- _REQUEST_
Lines containing the word "matplotlib" should be extracted in full.

'''

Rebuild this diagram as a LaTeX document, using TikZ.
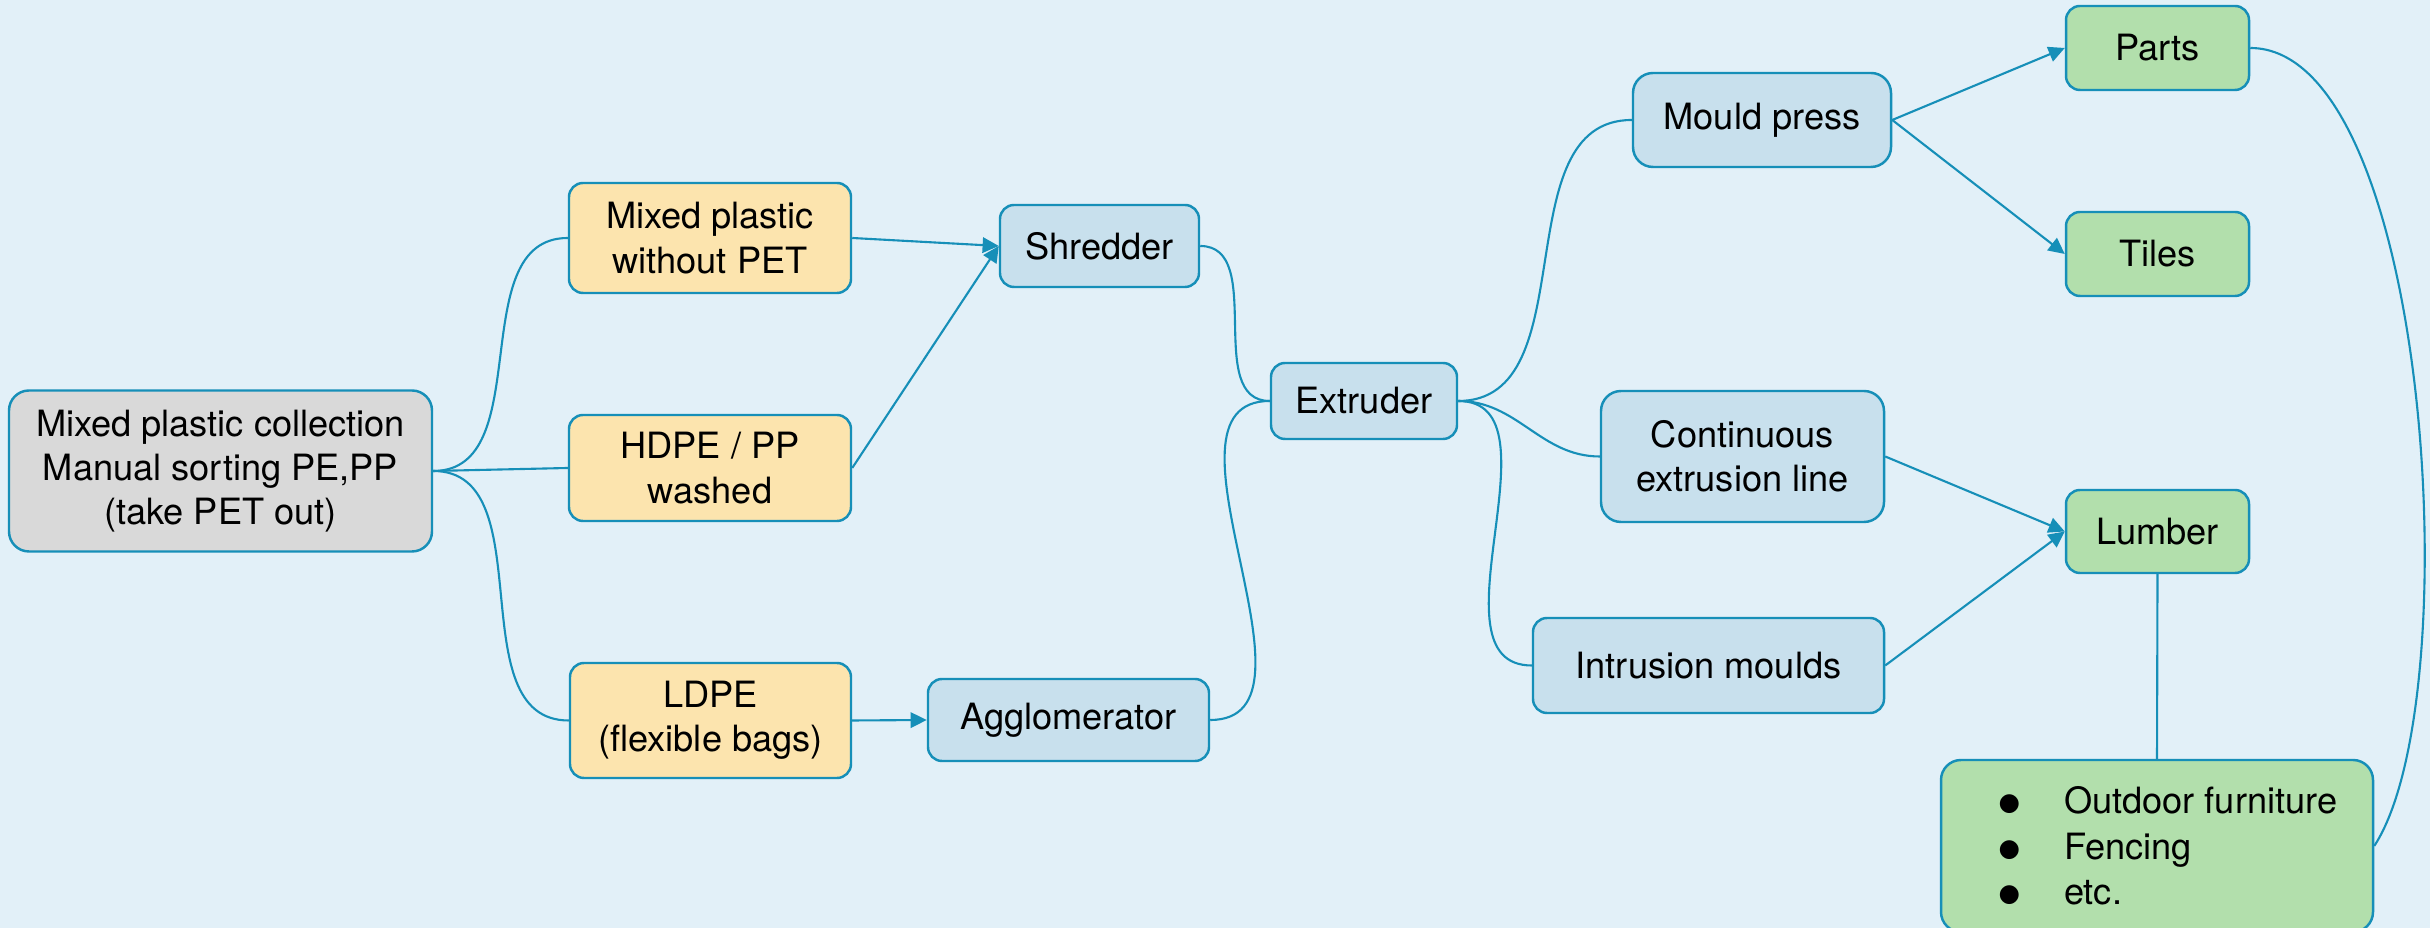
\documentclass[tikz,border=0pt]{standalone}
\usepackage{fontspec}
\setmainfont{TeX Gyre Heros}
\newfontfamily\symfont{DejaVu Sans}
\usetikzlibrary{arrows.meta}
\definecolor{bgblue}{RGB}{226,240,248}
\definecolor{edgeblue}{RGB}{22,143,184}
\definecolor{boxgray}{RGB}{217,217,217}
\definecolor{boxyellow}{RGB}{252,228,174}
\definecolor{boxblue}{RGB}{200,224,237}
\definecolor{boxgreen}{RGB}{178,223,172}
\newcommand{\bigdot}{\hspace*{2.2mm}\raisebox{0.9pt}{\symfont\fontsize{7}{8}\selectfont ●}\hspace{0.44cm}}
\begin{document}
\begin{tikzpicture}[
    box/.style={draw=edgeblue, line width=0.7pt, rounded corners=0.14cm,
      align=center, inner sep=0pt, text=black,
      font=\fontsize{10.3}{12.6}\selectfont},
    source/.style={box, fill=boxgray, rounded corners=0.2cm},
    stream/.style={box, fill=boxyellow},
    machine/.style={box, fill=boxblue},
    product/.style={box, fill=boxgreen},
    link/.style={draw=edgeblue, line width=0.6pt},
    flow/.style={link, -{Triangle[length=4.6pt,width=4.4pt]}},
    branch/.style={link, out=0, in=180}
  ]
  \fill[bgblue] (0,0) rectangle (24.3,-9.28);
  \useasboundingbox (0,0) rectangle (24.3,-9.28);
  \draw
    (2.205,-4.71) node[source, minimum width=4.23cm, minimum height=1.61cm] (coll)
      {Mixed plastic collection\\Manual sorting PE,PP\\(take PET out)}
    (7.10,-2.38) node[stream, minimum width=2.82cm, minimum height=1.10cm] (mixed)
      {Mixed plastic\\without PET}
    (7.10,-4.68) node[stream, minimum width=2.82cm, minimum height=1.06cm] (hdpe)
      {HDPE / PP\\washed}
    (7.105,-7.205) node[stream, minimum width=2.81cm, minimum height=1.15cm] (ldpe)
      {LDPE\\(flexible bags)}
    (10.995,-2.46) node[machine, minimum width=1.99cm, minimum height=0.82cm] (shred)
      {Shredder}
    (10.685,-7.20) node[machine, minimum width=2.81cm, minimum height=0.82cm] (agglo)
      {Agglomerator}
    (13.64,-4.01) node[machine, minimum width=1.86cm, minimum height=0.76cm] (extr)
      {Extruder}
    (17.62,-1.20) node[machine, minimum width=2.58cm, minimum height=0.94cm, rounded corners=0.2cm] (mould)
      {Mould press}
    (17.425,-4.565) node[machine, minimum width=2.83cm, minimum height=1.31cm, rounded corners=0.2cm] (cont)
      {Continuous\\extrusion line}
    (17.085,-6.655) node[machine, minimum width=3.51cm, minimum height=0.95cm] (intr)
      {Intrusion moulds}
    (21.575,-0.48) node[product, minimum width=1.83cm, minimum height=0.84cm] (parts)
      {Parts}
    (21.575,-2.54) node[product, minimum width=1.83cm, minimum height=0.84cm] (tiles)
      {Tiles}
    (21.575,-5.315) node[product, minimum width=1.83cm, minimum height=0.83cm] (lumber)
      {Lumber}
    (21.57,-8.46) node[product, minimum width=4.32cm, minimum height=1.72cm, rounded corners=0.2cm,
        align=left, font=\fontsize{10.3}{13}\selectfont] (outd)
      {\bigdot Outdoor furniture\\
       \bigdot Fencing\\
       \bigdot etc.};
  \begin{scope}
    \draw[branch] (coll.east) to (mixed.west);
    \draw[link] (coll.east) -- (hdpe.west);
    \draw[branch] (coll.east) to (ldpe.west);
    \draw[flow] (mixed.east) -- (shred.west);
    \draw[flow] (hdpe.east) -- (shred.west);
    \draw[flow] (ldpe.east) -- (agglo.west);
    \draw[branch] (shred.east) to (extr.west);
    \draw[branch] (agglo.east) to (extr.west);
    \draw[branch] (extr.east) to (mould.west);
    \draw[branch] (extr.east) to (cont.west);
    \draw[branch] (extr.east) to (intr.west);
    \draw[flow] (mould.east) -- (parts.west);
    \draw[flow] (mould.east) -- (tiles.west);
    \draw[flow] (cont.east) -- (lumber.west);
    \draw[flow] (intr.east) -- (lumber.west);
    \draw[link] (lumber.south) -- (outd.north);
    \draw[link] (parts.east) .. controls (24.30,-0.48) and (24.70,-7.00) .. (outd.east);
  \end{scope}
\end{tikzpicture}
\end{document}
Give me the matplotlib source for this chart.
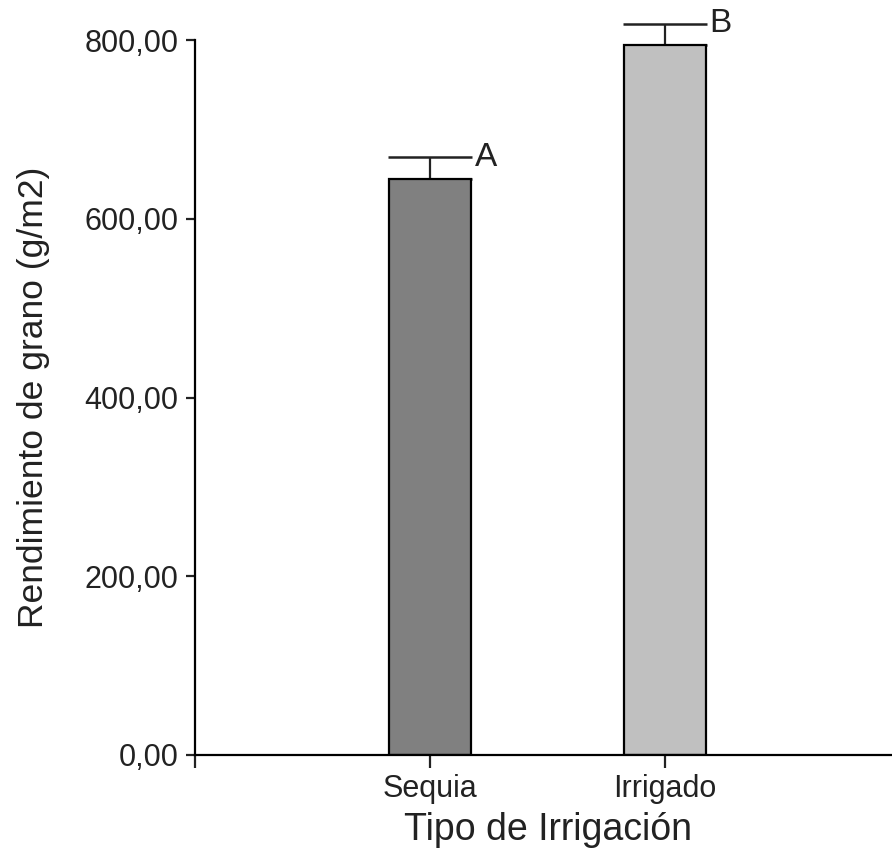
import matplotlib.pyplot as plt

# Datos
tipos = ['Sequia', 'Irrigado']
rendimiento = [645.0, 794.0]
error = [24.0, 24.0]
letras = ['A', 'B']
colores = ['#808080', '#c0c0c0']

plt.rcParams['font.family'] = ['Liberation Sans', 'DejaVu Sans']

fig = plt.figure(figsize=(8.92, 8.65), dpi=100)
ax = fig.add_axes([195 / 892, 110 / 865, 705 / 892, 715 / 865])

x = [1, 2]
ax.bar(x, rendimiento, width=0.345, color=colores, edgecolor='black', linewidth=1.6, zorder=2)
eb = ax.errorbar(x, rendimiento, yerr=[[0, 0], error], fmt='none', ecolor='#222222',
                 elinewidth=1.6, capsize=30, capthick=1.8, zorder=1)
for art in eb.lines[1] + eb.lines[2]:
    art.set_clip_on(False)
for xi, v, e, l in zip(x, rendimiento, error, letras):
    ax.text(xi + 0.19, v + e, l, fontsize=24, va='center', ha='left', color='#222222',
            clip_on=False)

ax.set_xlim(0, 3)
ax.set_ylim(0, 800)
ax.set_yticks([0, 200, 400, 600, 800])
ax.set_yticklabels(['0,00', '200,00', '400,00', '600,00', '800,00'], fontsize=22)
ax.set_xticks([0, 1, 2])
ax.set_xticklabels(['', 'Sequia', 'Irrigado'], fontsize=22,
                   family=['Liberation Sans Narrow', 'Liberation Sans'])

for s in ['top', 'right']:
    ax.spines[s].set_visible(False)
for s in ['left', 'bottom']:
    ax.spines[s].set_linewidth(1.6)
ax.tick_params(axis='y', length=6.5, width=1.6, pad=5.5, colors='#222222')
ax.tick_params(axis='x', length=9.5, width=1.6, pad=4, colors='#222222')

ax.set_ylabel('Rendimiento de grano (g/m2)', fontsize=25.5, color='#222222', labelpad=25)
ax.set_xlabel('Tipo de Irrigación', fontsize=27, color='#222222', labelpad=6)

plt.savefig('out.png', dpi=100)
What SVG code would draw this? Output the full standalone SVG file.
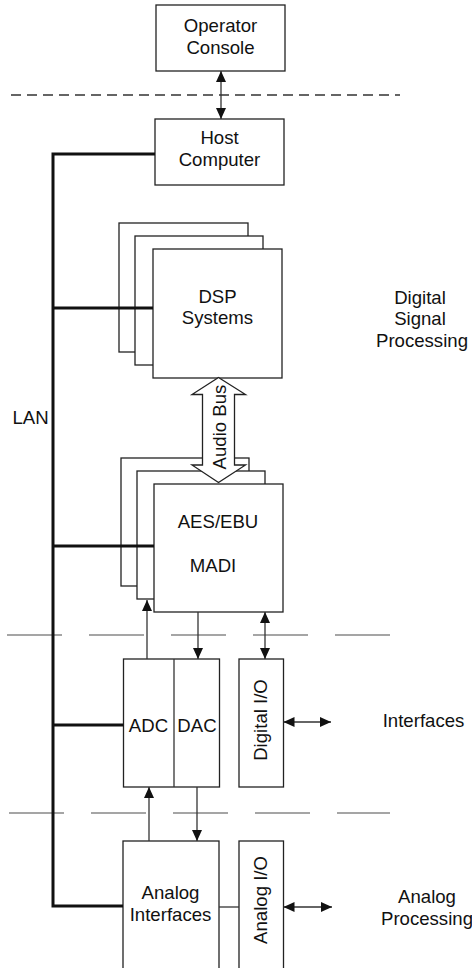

'''

- _FULL SOLUTION_
Give me the matplotlib source for this chart.
import matplotlib.pyplot as plt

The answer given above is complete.